How would you use EVA-Bench Data 2.0 without fooling yourself?
Start by treating EVA-Bench Data 2.0 as a harness, not a trophy. The fastest way to misuse it is to run one model once, screenshot the score, and declare readiness for production.
A better sequence looks like this:
- Pick the domain closest to your product. If you sell IT support automation, start with the 80 ITSM scenarios and 59 ITSM tools. Do not hide behind airline results.
- Run a text-only baseline first. If your agent cannot solve the transcript version, audio is not your first problem.
- Run repeated trials. EVA-Bench supports pass@1, pass@k, and pass^k because one lucky success is not reliability.
- Break out failures by layer. Separate transcription misses, tool argument errors, policy violations, authentication failures, and conversational stalls.
- Add your own workflows. The GitHub repo says EVA is modular: new domains can be added with the same schema and Python tools.
The quick test for seriousness is whether your team can answer this after a failed call: which exact state transition was wrong? If the answer is buried in a transcript and a vibe score, you are not ready.
The ServiceNow EVA repository includes the evaluation framework, metrics, perturbation support, and documentation for running scenarios. It also makes the infrastructure choice clear: this kind of eval needs logs for transcripts, tool calls, audio channels, metrics, and per-record outputs. That is heavier than a prompt eval. It is also closer to production reality.

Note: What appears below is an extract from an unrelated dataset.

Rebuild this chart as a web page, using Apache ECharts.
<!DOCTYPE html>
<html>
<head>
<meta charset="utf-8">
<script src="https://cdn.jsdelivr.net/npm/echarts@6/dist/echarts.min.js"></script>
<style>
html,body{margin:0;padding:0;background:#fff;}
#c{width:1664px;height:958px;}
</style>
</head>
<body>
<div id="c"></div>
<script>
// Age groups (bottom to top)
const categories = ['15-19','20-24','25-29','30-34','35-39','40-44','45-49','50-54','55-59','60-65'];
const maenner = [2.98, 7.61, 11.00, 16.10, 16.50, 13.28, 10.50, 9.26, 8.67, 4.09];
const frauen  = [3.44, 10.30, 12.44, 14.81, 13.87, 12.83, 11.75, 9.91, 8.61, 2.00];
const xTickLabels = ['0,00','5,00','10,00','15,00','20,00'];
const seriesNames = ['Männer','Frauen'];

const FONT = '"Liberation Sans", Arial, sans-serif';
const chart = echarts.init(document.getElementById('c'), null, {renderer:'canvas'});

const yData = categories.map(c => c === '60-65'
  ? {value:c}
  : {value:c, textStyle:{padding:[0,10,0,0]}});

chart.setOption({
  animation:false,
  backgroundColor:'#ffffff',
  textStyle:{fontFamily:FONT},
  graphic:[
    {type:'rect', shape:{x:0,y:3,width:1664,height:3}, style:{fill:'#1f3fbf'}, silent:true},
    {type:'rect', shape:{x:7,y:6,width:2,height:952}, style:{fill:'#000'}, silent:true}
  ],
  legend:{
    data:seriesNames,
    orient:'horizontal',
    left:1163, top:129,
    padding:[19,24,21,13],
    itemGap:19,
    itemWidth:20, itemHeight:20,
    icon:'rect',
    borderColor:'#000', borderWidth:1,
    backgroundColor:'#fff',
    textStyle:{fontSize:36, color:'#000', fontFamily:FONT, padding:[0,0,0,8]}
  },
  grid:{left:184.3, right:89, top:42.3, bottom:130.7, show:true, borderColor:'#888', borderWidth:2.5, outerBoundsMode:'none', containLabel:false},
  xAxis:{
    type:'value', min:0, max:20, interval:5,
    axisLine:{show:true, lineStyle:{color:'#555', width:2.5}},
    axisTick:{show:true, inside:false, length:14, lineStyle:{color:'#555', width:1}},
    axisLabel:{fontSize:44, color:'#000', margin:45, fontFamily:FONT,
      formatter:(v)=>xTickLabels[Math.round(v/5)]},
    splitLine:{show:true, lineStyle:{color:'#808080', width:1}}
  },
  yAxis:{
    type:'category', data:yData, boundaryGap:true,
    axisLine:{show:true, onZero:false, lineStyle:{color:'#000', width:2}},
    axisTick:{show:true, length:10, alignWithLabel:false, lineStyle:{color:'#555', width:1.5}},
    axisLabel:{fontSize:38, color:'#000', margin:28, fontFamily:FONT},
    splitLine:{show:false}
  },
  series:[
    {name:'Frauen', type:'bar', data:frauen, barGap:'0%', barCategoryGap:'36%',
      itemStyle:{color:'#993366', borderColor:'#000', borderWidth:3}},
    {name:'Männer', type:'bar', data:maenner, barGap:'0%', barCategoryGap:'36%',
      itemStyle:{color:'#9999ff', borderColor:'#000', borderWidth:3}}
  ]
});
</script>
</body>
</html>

The multilingual preview is another place to be careful. ServiceNow says it is adapting not just conversation language but locations, names, email addresses, phone numbers, metrics, and judges. Good. A French phone number and a French caller are not an English record run through translation. If your business serves multilingual callers, the bar is not translated prompts. The bar is localized evaluation data with culturally plausible entities and judge behavior that does not silently favor English interaction patterns.
What happens next for enterprise voice agents?

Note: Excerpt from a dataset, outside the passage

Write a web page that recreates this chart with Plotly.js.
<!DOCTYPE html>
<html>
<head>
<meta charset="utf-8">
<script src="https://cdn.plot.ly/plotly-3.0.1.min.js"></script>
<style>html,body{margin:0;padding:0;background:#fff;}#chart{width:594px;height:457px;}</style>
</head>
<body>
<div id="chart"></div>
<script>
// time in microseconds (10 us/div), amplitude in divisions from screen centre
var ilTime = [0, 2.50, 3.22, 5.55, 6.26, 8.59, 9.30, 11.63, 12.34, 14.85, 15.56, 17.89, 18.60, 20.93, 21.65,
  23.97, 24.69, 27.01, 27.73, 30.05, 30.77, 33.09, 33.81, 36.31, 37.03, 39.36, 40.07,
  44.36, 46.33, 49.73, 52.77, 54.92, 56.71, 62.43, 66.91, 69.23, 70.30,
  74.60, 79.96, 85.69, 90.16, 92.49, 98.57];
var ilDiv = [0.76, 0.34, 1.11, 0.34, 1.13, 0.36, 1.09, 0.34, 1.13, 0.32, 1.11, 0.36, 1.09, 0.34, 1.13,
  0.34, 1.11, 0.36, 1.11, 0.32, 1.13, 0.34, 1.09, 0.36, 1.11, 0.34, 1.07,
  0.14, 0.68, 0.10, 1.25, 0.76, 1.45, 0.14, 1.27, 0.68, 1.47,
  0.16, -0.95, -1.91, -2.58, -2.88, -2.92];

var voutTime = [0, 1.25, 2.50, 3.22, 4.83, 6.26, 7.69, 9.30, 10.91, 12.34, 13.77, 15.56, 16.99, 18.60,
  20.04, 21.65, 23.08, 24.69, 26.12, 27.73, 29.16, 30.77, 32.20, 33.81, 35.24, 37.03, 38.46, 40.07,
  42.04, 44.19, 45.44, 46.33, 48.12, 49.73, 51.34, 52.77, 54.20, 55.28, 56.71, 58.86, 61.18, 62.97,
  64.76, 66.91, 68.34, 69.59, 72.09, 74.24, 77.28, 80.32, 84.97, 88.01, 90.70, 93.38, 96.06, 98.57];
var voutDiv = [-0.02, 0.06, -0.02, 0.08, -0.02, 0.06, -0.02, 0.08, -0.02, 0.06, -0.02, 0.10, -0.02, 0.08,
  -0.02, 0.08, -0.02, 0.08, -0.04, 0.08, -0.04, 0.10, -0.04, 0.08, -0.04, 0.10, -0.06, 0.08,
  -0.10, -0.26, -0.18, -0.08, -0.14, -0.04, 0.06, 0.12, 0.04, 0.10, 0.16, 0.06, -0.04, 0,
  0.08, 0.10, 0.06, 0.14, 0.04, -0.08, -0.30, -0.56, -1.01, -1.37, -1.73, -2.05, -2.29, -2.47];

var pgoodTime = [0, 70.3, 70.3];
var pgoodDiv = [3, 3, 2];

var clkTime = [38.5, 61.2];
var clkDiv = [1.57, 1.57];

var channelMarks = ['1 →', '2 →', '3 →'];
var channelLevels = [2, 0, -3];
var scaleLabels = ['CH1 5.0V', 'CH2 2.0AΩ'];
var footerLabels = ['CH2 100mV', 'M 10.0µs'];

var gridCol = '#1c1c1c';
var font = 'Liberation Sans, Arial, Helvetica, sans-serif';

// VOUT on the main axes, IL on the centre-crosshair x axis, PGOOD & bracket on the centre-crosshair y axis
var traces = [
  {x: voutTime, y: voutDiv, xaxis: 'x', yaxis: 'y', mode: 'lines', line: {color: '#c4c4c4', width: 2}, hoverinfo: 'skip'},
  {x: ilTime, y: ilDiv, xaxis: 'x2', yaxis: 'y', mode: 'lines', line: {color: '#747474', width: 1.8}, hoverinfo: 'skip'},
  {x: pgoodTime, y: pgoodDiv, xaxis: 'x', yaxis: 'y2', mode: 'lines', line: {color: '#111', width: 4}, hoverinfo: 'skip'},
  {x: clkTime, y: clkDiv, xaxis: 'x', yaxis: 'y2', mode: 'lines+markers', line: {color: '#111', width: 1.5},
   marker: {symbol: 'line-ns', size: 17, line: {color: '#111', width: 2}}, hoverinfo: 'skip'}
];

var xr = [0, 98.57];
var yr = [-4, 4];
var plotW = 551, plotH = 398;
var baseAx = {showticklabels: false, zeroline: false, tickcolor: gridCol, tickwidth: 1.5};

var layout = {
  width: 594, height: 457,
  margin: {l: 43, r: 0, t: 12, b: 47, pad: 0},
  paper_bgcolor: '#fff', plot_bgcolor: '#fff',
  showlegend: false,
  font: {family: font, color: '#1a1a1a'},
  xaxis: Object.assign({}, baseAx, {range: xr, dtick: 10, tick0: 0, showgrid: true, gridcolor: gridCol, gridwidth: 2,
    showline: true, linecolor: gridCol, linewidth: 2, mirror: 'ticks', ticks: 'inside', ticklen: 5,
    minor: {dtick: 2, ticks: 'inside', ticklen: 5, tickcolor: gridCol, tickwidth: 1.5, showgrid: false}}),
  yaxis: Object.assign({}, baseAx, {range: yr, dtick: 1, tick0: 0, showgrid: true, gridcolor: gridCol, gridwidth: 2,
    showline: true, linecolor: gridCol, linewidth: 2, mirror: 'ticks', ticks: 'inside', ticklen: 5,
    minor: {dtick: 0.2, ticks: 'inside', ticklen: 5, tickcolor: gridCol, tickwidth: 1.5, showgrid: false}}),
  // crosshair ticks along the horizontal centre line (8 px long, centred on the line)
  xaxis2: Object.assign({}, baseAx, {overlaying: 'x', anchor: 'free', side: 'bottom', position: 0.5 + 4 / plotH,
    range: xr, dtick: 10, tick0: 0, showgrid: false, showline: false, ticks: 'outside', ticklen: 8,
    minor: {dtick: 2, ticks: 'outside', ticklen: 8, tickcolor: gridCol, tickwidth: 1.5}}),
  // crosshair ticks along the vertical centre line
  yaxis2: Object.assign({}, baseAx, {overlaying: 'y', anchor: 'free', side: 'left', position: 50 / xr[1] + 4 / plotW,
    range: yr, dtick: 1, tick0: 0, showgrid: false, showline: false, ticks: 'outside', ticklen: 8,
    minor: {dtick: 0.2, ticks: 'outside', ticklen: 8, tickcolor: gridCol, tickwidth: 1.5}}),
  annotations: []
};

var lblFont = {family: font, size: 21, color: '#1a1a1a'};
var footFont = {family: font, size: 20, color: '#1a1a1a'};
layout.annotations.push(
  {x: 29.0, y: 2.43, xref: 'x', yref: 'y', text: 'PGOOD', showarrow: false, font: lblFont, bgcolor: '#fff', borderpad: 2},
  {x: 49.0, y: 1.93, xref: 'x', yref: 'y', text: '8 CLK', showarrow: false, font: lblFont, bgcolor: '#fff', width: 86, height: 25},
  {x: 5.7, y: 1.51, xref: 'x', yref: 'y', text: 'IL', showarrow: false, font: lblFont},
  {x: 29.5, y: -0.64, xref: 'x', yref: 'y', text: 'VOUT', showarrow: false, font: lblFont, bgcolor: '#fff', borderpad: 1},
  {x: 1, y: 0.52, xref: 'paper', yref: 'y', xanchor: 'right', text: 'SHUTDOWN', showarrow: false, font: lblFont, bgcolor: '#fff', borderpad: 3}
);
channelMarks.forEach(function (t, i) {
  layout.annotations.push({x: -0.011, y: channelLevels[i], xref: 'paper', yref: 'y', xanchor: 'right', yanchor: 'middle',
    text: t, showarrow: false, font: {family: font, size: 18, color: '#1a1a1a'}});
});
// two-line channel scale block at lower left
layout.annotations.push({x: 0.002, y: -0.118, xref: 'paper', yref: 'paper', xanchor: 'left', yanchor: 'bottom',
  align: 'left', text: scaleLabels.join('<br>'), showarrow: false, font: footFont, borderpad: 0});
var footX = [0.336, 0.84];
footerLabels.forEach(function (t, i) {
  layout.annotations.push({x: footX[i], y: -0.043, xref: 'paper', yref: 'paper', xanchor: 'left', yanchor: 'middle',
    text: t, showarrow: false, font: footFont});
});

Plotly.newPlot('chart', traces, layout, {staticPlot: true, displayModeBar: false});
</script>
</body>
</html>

The near-term winner is not the model with the smoothest synthetic voice. It is the team with the best regression suite.
Expect more vendors to publish end-to-end voice scores in 2026, but read them with a knife in your hand. Ask whether the benchmark includes multi-intent calls. Ask whether unsatisfiable user goals are included. Ask whether adversarial callers can try to bypass policy. Ask whether the score checks final database state or only transcript quality. Ask whether the system is evaluated under noise, accents, interruptions, and repeated runs.
EVA-Bench Data 2.0 does not answer every question. It is still synthetic. It does not replace private production evals. It will not tell you how your exact Salesforce, ServiceNow, Epic, Okta, or homegrown permissions stack behaves when a caller changes their mind halfway through a request. But it gives you a credible skeleton for the eval you should have been building anyway.
If you are deciding what to ship this quarter, the bet is simple: do not deploy broad voice autonomy first. Deploy narrow workflows with deterministic writes, explicit authentication gates, and an eval suite that can catch regressions before customers do. The benchmark's 39 workflows are a reminder that breadth arrives one audited path at a time.
The phone call is the hard mode
In text, an agent gets punctuation, copyable identifiers, and a user who can scroll back. On the phone, it gets noise, timing, memory, and a six-character code spoken by someone in a hurry.
That is why EVA-Bench Data 2.0 is useful. It shifts the argument from whether voice agents sound impressive to whether they can finish 213 messy enterprise jobs without wrecking the system behind the voice.